Figure scripts
□ □ □ □ □ □ □

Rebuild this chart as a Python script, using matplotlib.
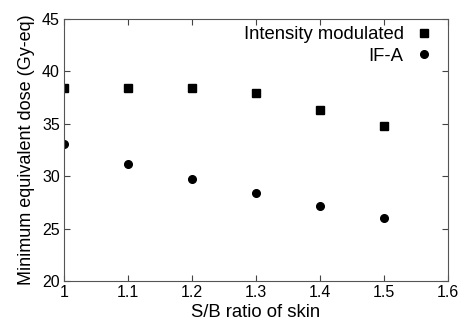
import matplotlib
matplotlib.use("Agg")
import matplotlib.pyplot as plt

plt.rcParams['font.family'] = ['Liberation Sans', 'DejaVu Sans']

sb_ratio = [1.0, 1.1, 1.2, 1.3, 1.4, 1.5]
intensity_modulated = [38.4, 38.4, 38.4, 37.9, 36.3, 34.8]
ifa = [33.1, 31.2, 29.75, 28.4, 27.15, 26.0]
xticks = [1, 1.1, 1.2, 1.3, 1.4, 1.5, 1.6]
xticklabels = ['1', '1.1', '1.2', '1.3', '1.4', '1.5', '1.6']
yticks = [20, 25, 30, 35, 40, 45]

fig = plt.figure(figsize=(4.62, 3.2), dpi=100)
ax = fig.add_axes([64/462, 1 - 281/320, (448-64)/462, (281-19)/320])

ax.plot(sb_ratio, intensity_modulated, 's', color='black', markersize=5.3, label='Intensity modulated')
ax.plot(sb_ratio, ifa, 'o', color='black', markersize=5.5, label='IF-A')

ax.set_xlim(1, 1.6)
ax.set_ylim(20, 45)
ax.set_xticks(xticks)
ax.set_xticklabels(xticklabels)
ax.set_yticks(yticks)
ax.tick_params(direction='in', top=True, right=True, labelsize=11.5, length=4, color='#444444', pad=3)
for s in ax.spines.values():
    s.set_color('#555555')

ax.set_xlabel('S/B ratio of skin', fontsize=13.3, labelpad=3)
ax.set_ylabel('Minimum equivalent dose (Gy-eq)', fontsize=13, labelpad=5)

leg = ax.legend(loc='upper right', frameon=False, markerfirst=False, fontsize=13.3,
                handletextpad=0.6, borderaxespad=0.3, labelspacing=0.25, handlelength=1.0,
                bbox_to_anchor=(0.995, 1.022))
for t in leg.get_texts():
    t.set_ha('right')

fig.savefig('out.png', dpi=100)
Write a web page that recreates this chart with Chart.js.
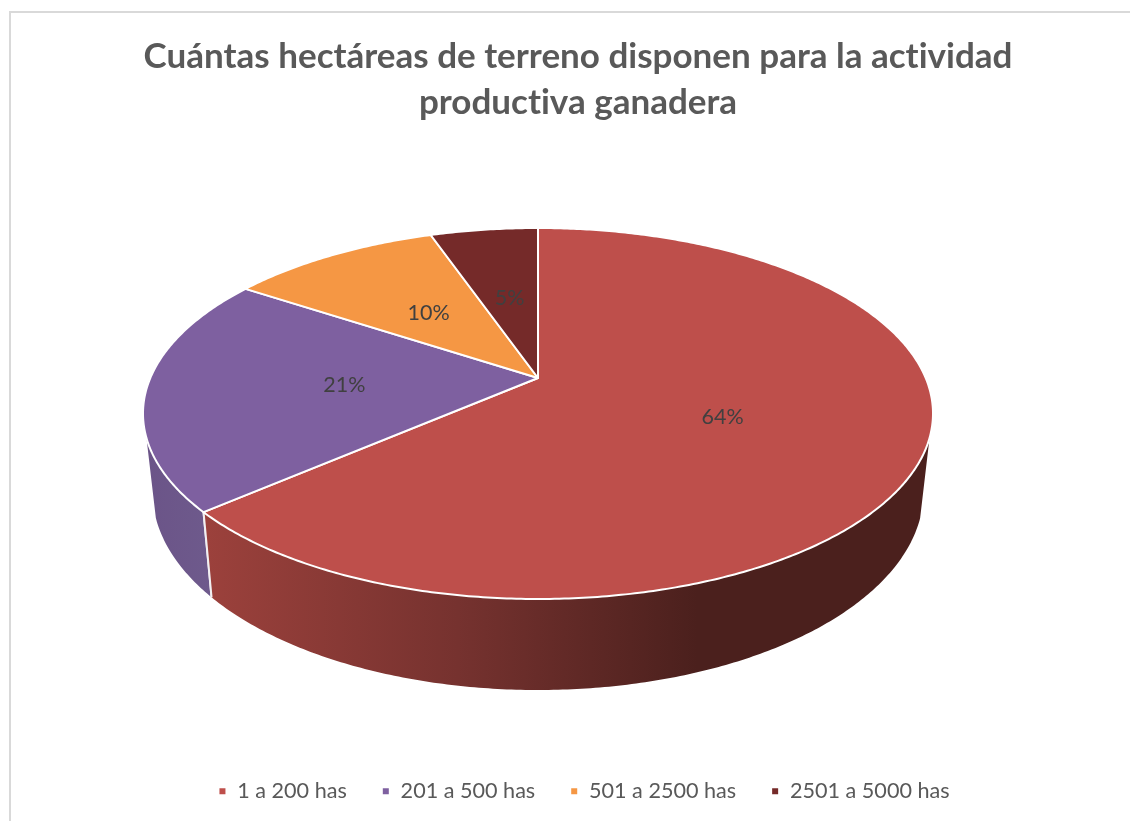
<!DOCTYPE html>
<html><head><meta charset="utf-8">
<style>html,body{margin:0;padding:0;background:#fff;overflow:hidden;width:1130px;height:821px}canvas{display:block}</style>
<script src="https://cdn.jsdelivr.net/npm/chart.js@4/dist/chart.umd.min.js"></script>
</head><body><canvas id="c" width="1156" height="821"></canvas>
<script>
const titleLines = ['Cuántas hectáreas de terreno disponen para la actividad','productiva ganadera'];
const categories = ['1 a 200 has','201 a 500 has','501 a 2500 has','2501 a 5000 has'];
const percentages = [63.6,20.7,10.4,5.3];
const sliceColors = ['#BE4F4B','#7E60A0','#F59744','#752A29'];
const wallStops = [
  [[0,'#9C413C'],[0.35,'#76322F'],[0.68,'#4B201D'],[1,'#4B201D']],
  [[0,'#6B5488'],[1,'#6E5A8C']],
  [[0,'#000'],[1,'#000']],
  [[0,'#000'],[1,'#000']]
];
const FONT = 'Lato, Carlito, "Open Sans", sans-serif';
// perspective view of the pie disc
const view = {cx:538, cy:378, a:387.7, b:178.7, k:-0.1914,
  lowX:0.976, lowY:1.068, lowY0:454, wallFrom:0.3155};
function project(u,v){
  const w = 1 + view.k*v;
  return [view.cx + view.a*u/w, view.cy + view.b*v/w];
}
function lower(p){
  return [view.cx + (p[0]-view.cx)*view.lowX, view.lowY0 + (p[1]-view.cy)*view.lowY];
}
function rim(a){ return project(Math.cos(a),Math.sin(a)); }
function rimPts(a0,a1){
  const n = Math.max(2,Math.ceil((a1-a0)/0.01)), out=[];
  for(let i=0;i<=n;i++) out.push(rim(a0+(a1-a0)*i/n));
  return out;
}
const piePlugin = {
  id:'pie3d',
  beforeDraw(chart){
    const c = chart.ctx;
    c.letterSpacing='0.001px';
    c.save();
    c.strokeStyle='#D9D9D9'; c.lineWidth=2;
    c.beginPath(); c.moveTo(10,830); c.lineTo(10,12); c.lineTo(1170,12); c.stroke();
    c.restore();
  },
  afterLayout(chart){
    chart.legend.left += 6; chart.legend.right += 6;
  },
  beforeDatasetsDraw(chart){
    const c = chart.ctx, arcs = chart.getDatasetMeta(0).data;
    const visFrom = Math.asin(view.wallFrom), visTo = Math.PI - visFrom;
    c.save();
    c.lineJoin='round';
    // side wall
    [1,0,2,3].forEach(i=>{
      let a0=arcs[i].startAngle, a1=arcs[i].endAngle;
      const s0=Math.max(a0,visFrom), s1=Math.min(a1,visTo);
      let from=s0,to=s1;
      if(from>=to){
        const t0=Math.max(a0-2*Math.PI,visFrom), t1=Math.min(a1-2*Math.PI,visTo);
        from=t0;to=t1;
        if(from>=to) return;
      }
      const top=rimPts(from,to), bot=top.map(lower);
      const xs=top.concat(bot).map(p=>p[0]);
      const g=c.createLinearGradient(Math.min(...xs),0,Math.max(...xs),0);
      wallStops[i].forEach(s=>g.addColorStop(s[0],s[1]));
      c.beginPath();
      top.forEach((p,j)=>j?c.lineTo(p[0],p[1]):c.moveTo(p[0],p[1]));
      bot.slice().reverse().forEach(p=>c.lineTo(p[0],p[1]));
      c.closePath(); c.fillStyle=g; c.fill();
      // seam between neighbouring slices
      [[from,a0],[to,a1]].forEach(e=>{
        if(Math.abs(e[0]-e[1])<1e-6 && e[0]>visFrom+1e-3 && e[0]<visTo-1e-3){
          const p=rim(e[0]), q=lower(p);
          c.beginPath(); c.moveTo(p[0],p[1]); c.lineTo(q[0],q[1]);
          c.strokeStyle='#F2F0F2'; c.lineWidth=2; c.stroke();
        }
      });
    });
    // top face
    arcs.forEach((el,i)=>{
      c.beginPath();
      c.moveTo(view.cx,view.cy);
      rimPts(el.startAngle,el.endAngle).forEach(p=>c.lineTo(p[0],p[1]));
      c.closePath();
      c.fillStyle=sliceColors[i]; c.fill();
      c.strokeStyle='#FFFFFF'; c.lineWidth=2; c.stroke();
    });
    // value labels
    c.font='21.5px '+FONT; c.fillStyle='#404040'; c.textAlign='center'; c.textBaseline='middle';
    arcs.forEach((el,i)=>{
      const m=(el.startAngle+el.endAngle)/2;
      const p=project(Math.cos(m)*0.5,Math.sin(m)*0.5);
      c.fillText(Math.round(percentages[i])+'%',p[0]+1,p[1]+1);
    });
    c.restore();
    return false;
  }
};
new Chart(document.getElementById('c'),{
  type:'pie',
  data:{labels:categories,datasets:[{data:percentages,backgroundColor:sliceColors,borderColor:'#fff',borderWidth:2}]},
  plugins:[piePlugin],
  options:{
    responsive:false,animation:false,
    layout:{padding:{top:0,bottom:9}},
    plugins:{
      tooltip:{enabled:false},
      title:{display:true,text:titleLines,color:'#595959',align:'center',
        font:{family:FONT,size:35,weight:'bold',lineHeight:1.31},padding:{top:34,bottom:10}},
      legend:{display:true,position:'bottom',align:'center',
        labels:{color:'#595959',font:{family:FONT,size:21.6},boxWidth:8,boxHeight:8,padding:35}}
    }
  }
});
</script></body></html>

□ □ □ □ □ □ □

## Exercise aim
Print, exactly as written, the lines above from the first one to the one containing "ax.set_ylabel('Minimum equivalent dose". Leave out pictures.

## Solution for this exercise
Rebuild this chart as a Python script, using matplotlib.
import matplotlib
matplotlib.use("Agg")
import matplotlib.pyplot as plt

plt.rcParams['font.family'] = ['Liberation Sans', 'DejaVu Sans']

sb_ratio = [1.0, 1.1, 1.2, 1.3, 1.4, 1.5]
intensity_modulated = [38.4, 38.4, 38.4, 37.9, 36.3, 34.8]
ifa = [33.1, 31.2, 29.75, 28.4, 27.15, 26.0]
xticks = [1, 1.1, 1.2, 1.3, 1.4, 1.5, 1.6]
xticklabels = ['1', '1.1', '1.2', '1.3', '1.4', '1.5', '1.6']
yticks = [20, 25, 30, 35, 40, 45]

fig = plt.figure(figsize=(4.62, 3.2), dpi=100)
ax = fig.add_axes([64/462, 1 - 281/320, (448-64)/462, (281-19)/320])

ax.plot(sb_ratio, intensity_modulated, 's', color='black', markersize=5.3, label='Intensity modulated')
ax.plot(sb_ratio, ifa, 'o', color='black', markersize=5.5, label='IF-A')

ax.set_xlim(1, 1.6)
ax.set_ylim(20, 45)
ax.set_xticks(xticks)
ax.set_xticklabels(xticklabels)
ax.set_yticks(yticks)
ax.tick_params(direction='in', top=True, right=True, labelsize=11.5, length=4, color='#444444', pad=3)
for s in ax.spines.values():
    s.set_color('#555555')

ax.set_xlabel('S/B ratio of skin', fontsize=13.3, labelpad=3)
ax.set_ylabel('Minimum equivalent dose (Gy-eq)', fontsize=13, labelpad=5)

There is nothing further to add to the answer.